I pause after a few hours’ work to refresh myself. I am grateful for the food I eat and for the earth that nourishes me. I appreciate the way my body repairs itself while resting. I note the work that I have done so far today, the satisfaction of taking responsibility for my life. I become aware of any places I may have become “stuck” today. I re-direct my energy so that flow resumes. I notice changes in the sun’s light, in the weather, in the activity and mood of the afternoon. I feel grateful for these particulars as they are. I spend time with myself and nurture my inner child coming back home.

 III.  Compline – Now I Lay Me Down To Sleep

As I slow down at the end of the day, I pay attention to any anxieties that have gathered around me during the day. As darkness falls, I let go of these anxieties, breathing out slowly and gratefully. I look deeply within for the security and safety I seek, remembering that the world proceeds according to natural laws, life and death have their place, my days will be as they will be, and fear need not preoccupy my thoughts. I ask for peace, for every living thing to be free from suffering.

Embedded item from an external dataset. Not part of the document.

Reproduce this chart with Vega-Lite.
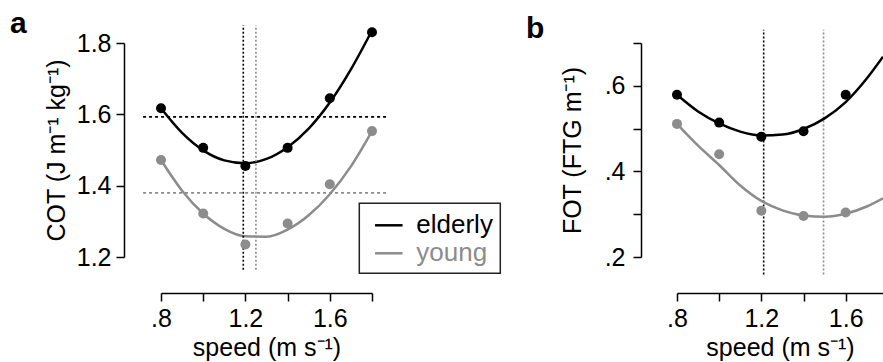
{
  "$schema": "https://vega.github.io/schema/vega-lite/v6.json",
  "background": "white",
  "padding": {"left": 10, "top": 9, "right": 0, "bottom": 2},
  "config": {
    "font": "Liberation Sans",
    "view": {"stroke": null},
    "axis": {"domainColor": "#000", "domainWidth": 1.5, "tickColor": "#000", "tickWidth": 1.5, "tickSize": 8, "labelFontSize": 25, "labelColor": "#000", "labelFont": "Liberation Sans", "titleFontSize": 25, "titleFontWeight": "normal", "titleColor": "#000", "titleFont": "Liberation Sans", "grid": false, "labelFlush": false, "labelOverlap": false},
    "legend": {"strokeWidth": 1.5},
    "title": {"font": "Liberation Sans"}
  },
  "datasets": {
    "cotPts": [
      {"group": "elderly", "speed": 0.8, "value": 1.617},
      {"group": "elderly", "speed": 1.0, "value": 1.506},
      {"group": "elderly", "speed": 1.2, "value": 1.455},
      {"group": "elderly", "speed": 1.4, "value": 1.506},
      {"group": "elderly", "speed": 1.6, "value": 1.645},
      {"group": "elderly", "speed": 1.8, "value": 1.83},
      {"group": "young", "speed": 0.8, "value": 1.472},
      {"group": "young", "speed": 1.0, "value": 1.322},
      {"group": "young", "speed": 1.2, "value": 1.235},
      {"group": "young", "speed": 1.4, "value": 1.294},
      {"group": "young", "speed": 1.6, "value": 1.404},
      {"group": "young", "speed": 1.8, "value": 1.553}
    ],
    "cotFit": [
      {"group": "elderly", "speed": 0.8, "value": 1.617},
      {"group": "elderly", "speed": 0.9, "value": 1.548},
      {"group": "elderly", "speed": 1.0, "value": 1.499},
      {"group": "elderly", "speed": 1.1, "value": 1.471},
      {"group": "elderly", "speed": 1.2, "value": 1.463},
      {"group": "elderly", "speed": 1.3, "value": 1.475},
      {"group": "elderly", "speed": 1.4, "value": 1.508},
      {"group": "elderly", "speed": 1.5, "value": 1.56},
      {"group": "elderly", "speed": 1.6, "value": 1.633},
      {"group": "elderly", "speed": 1.7, "value": 1.726},
      {"group": "elderly", "speed": 1.8, "value": 1.835},
      {"group": "young", "speed": 0.8, "value": 1.472},
      {"group": "young", "speed": 0.9, "value": 1.386},
      {"group": "young", "speed": 1.0, "value": 1.322},
      {"group": "young", "speed": 1.1, "value": 1.279},
      {"group": "young", "speed": 1.2, "value": 1.258},
      {"group": "young", "speed": 1.3, "value": 1.257},
      {"group": "young", "speed": 1.4, "value": 1.277},
      {"group": "young", "speed": 1.5, "value": 1.317},
      {"group": "young", "speed": 1.6, "value": 1.376},
      {"group": "young", "speed": 1.7, "value": 1.454},
      {"group": "young", "speed": 1.8, "value": 1.553}
    ],
    "cotH": [
      {"group": "elderly", "speed": 0.715, "speed2": 1.876, "value": 1.593},
      {"group": "young", "speed": 0.715, "speed2": 1.876, "value": 1.38}
    ],
    "cotV": [
      {"group": "elderly", "speed": 1.19, "value": 1.164, "value2": 1.85},
      {"group": "young", "speed": 1.25, "value": 1.164, "value2": 1.85}
    ],
    "fotPts": [
      {"group": "elderly", "speed": 0.8, "value": 0.579},
      {"group": "elderly", "speed": 1.0, "value": 0.514},
      {"group": "elderly", "speed": 1.2, "value": 0.481},
      {"group": "elderly", "speed": 1.4, "value": 0.494},
      {"group": "elderly", "speed": 1.6, "value": 0.579},
      {"group": "young", "speed": 0.8, "value": 0.511},
      {"group": "young", "speed": 1.0, "value": 0.44},
      {"group": "young", "speed": 1.2, "value": 0.308},
      {"group": "young", "speed": 1.4, "value": 0.296},
      {"group": "young", "speed": 1.6, "value": 0.304}
    ],
    "fotFit": [
      {"group": "elderly", "speed": 0.8, "value": 0.579},
      {"group": "elderly", "speed": 0.9, "value": 0.54},
      {"group": "elderly", "speed": 1.0, "value": 0.512},
      {"group": "elderly", "speed": 1.1, "value": 0.493},
      {"group": "elderly", "speed": 1.2, "value": 0.484},
      {"group": "elderly", "speed": 1.3, "value": 0.486},
      {"group": "elderly", "speed": 1.4, "value": 0.499},
      {"group": "elderly", "speed": 1.5, "value": 0.524},
      {"group": "elderly", "speed": 1.6, "value": 0.562},
      {"group": "elderly", "speed": 1.7, "value": 0.617},
      {"group": "elderly", "speed": 1.777, "value": 0.668},
      {"group": "young", "speed": 0.8, "value": 0.511},
      {"group": "young", "speed": 0.9, "value": 0.46},
      {"group": "young", "speed": 1.0, "value": 0.415},
      {"group": "young", "speed": 1.1, "value": 0.367},
      {"group": "young", "speed": 1.2, "value": 0.331},
      {"group": "young", "speed": 1.3, "value": 0.309},
      {"group": "young", "speed": 1.4, "value": 0.297},
      {"group": "young", "speed": 1.5, "value": 0.294},
      {"group": "young", "speed": 1.6, "value": 0.301},
      {"group": "young", "speed": 1.7, "value": 0.318},
      {"group": "young", "speed": 1.777, "value": 0.337}
    ],
    "fotV": [
      {"group": "elderly", "speed": 1.211, "value": 0.159, "value2": 0.731},
      {"group": "young", "speed": 1.495, "value": 0.159, "value2": 0.731}
    ]
  },
  "spacing": 305,
  "bounds": "flush",
  "resolve": {"scale": {"color": "independent"}, "legend": {"color": "independent"}},
  "hconcat": [
    {
      "width": 211,
      "height": 214,
      "title": {"text": "a", "anchor": "start", "frame": "group", "dx": -151, "offset": -39, "baseline": "alphabetic", "fontSize": 30, "fontWeight": "bold", "color": "#000"},
      "encoding": {
        "x": {"field": "speed", "type": "quantitative", "scale": {"domain": [0.8, 1.8], "nice": false, "zero": false},
          "axis": {"values": [0.8, 1.0, 1.2, 1.4, 1.6, 1.8], "labelExpr": "datum.value == 0.8 ? '.8' : datum.value == 1.2 ? '1.2' : datum.value == 1.6 ? '1.6' : ''", "offset": 36, "labelPadding": 5.5, "title": "speed (m s⁻¹)", "titlePadding": 4}},
        "y": {"field": "value", "type": "quantitative", "scale": {"domain": [1.2, 1.8], "nice": false, "zero": false},
          "axis": {"values": [1.2, 1.4, 1.6, 1.8], "format": ".1f", "offset": 37, "labelPadding": 5, "title": "COT (J m⁻¹ kg⁻¹)", "titlePadding": 7}}
      },
      "layer": [
        {
          "data": {"name": "cotFit"},
          "mark": {"type": "line", "interpolate": "monotone", "strokeWidth": 2.5},
          "encoding": {"color": {"field": "group", "type": "nominal", "scale": {"domain": ["elderly", "young"], "range": ["#000000", "#8c8c8c"]},
            "legend": {"orient": "none", "legendX": 198.3, "legendY": 160.3, "title": null, "symbolType": "stroke", "symbolSize": 756, "symbolStrokeWidth": 2.5, "labelFontSize": 26, "labelFont": "Liberation Sans", "labelOffset": 12.5, "padding": 7, "rowPadding": 0, "symbolOffset": 7.5, "strokeColor": "#222",
              "encoding": {"labels": {"fill": {"condition": {"test": "datum.value == 'young'", "value": "#8c8c8c"}, "value": "#000000"}}}}}}
        },
        {
          "data": {"name": "cotH"},
          "mark": {"type": "rule", "strokeDash": [3, 3], "strokeWidth": 1.8},
          "encoding": {"x2": {"field": "speed2"}, "color": {"field": "group", "type": "nominal", "scale": {"domain": ["elderly", "young"], "range": ["#000000", "#8c8c8c"]}, "legend": null}}
        },
        {
          "data": {"name": "cotV"},
          "mark": {"type": "rule", "strokeDash": [2, 2], "strokeWidth": 1.6},
          "encoding": {"y2": {"field": "value2"}, "color": {"field": "group", "type": "nominal", "scale": {"domain": ["elderly", "young"], "range": ["#000000", "#8c8c8c"]}, "legend": null}}
        },
        {
          "data": {"name": "cotPts"},
          "mark": {"type": "circle", "size": 100, "opacity": 1},
          "encoding": {"color": {"field": "group", "type": "nominal", "scale": {"domain": ["elderly", "young"], "range": ["#000000", "#8c8c8c"]}, "legend": null}}
        }
      ]
    },
    {
      "width": 206,
      "height": 214,
      "title": {"text": "b", "anchor": "start", "frame": "group", "dx": -151, "offset": -39, "baseline": "alphabetic", "fontSize": 30, "fontWeight": "bold", "color": "#000"},
      "encoding": {
        "x": {"field": "speed", "type": "quantitative", "scale": {"domain": [0.8, 1.777], "nice": false, "zero": false},
          "axis": {"values": [0.8, 1.0, 1.2, 1.4, 1.6], "labelExpr": "datum.value == 0.8 ? '.8' : datum.value == 1.2 ? '1.2' : datum.value == 1.6 ? '1.6' : ''", "offset": 36, "labelPadding": 5.5, "title": "speed (m s⁻¹)", "titlePadding": 4}},
        "y": {"field": "value", "type": "quantitative", "scale": {"domain": [0.2, 0.7], "nice": false, "zero": false},
          "axis": {"values": [0.2, 0.3, 0.4, 0.5, 0.6, 0.7], "labelExpr": "datum.value == 0.2 ? '.2' : datum.value == 0.4 ? '.4' : datum.value == 0.6 ? '.6' : ''", "offset": 36, "labelPadding": 8, "title": "FOT (FTG m⁻¹)", "titlePadding": 19}}
      },
      "layer": [
        {
          "data": {"name": "fotV"},
          "mark": {"type": "rule", "strokeDash": [2, 2], "strokeWidth": 1.6},
          "encoding": {"y2": {"field": "value2"}, "color": {"field": "group", "type": "nominal", "scale": {"domain": ["elderly", "young"], "range": ["#000000", "#8c8c8c"]}, "legend": null}}
        },
        {
          "data": {"name": "fotFit"},
          "mark": {"type": "line", "interpolate": "monotone", "strokeWidth": 2.5},
          "encoding": {"color": {"field": "group", "type": "nominal", "scale": {"domain": ["elderly", "young"], "range": ["#000000", "#8c8c8c"]}, "legend": null}}
        },
        {
          "data": {"name": "fotPts"},
          "mark": {"type": "circle", "size": 100, "opacity": 1},
          "encoding": {"color": {"field": "group", "type": "nominal", "scale": {"domain": ["elderly", "young"], "range": ["#000000", "#8c8c8c"]}, "legend": null}}
        }
      ]
    }
  ]
}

I was having panic attacks back in Spring because of the enormous transitions I was going through, and wanted to practice being mindful that the world is a continuously unfolding and wonderful place, not a dangerous place of uncertainty and chaos.  Thich Nhat Hahn talks about tending the gardens we grow in our lives by nurturing seeds that we want to see in full bloom.  I want peace to bloom in my garden.  I want love to bloom without manipulation.  I want a mindful connection to the Divine to bloom.  I want responsibility and intentional participation to bloom.  I want to develop practices that will encourage these to grow.